Sunday, August 1, 2010

A New Way of Life

Sean was not adjusting well to being unemployed.  He was more moody and irritable than before.  His pain was worse and he spent his days laying on the couch when he didn't have appointments.  Since I was working full-time, he had to use the city shuttle service to get to and from most of his appointments in town.  I would still take off work to attend his counseling appointments and when he needed to travel to Sioux Falls. 

When I was at work Sean would call me four or five times a day in addition to seeing me when I came home at lunch.  He would call to check in, to ask where his wallet was, to see when I would be home.  It was difficult to manage my first grade classroom with so many interruptions.  I decided it was time to find him a job.  While it wasn't reasonable to expect Sean to go back to work, I knew he needed a purpose.  With the permission of my principal I started to bring Sean to the school in the afternoons.  He helped with clerical work and projects.  The kindergarten teachers quickly put him to work several times a week helping with centers in their classrooms.  There were two autistic boys in those classes, and Sean was able to help keep them on task.  It worked wonderfully.  Sean  had a reason to get out of the house every day, and I could concentrate on my work and not worry so much about him being home alone.
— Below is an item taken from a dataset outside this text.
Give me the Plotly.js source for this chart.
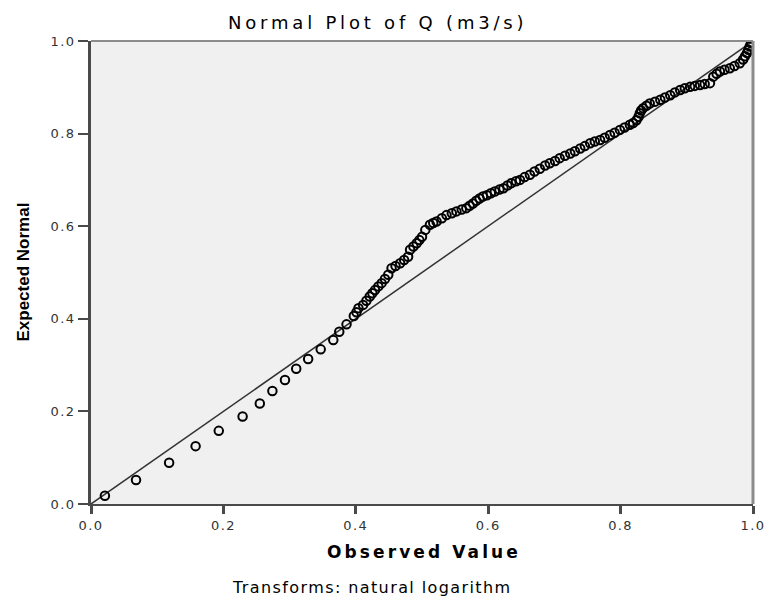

I was constantly worried about Sean falling and hurting himself.  I was afraid he would get confused and leave the house.  He would start to cook and forget what he was doing and leave the stove on.  Knowing he was safe was a big relief. 

Yet it was awkward having him at work.  When I went into the lounge at recess, he was there, after work he was in my room.  At the end of the day we went home and he was there.  I was used to him working 24 hour shifts, or being out of the country.  It was a big adjustment for me to have him around all the time.  Sometimes it felt like everyone was asking about him and wanting to know how he was doing. . . and we were together so much. . . .and there was no "me."

The role of caregiver superseded the role of partner.  We were no longer a couple, but I felt like I was leading him here and there and taking him with me where ever I went.  When I wasn't taking care of Sean I was taking care of the kids or attending their activities.  Three kids in high school brings a lot of extra duties.  And when I was not doing that, I was working or planning for school, or doing laundry, cleaning, buying groceries, taking someone to the doctor.

Yet we didn't have it so bad.  There were others much less fortunate coming out of this war.  There were others who would never come home.